1.The Superiority Complex: This type of drive is determined from the fact that you are better than everybody else. You don't just think you are; you know you are. If you lose, it's because you weren't fully applying yourself. It was your failing that caused you to lose, not your opponent being better than you. You must win because your opponent is not worthy to beat you.
2. The Perfectionist: This drive stems from your obsession with doing everything perfectly. If you threw the shot right, if you blocked just so, if you had anticipated their movement, you would have won. Fighting is a sort of puzzle to these people and they see winning as the final piece to that puzzle.
3. The Competitor: Your drive is derived from your desire to constantly one-up your opponents. You don't necessarily push the envelope yourself, but you feel the need to be constantly just one step ahead of the people in your area. You strive to be the best in your environment.
4. The Hater: I will beat you! Losing is not an option. I will crush you; I will rend you limb from limb. I will beat you into the dirt and then spit on your corpse. If you beat me, I will come back stronger and thrash you so badly you will wish you had never picked up a sword. There can be only one ultimate outcome to our conflict, and that is me destroying you. You will die!

Find where your drive to succeed comes from and harness it. More than anything else, it is what you need to excel.

If you don't already have one, start a week-night fighter practice and get members of your group to attend.

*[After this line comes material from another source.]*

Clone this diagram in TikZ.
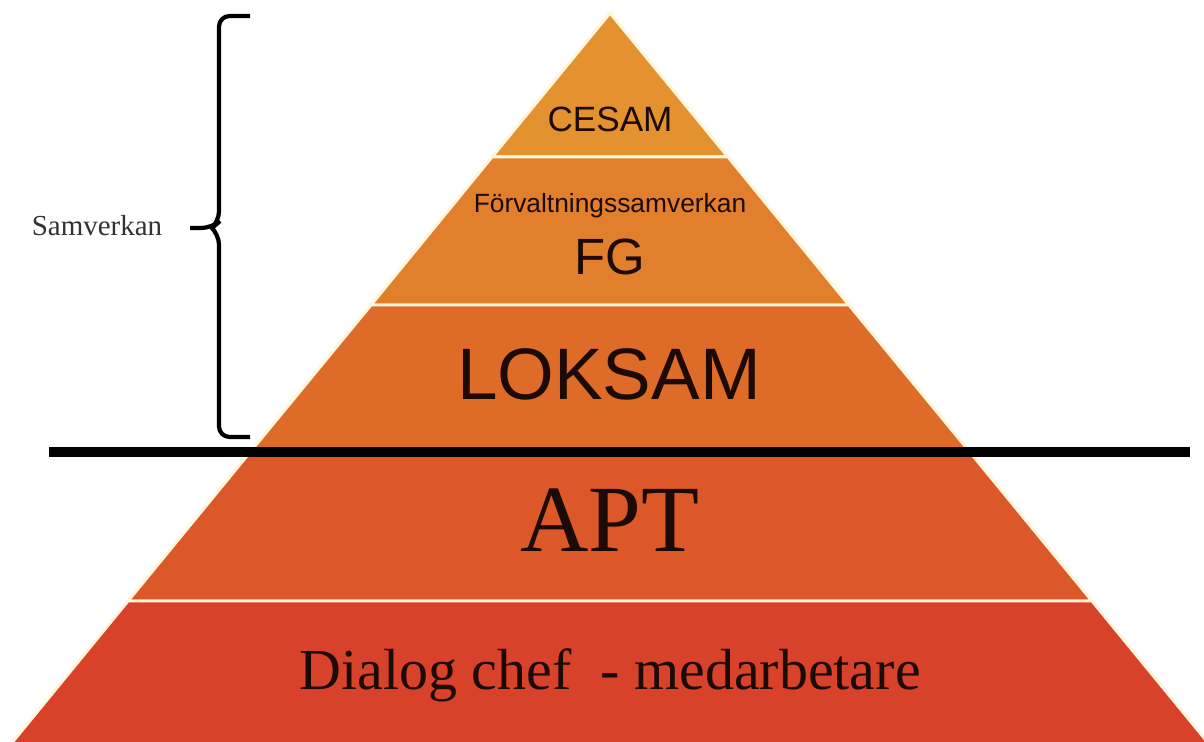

At fighter practice, you have the leisure to practice new and difficult shots without a battlegame's outcome riding on your skill level. Also, at fighter practice, I suggest mentoring one or more people who have potential in your eyes. Fight with them enough so that they are inspired to become better. Within six months to a year, they will be good enough that it will be a struggle for you to stay one step ahead of them.

You could also try handicapping yourself. Make sure that killing one person takes all your skill. The easiest way to do this is to fight single sword against florentiners and shieldmen. If that is too easy, make it off-hand single sword. Or you can pick two or three people and tell them you are going to teach them team tactics - a valuable skill in its own right. Then have them fight against you. These exercises will teach you aggression, blocking, footwork and tactics. Your opponents will learn as well and your fights will become progressively harder as they learn to work together and exploit your weaknesses.

The important thing is to set goals. Setting reasonable goals is a good technique for progressing as a fighter. Make sure the goal is achievable, reach it, and then set a new, higher goal. You dont get discouraged that way, and youre always progressing and can keep your edge.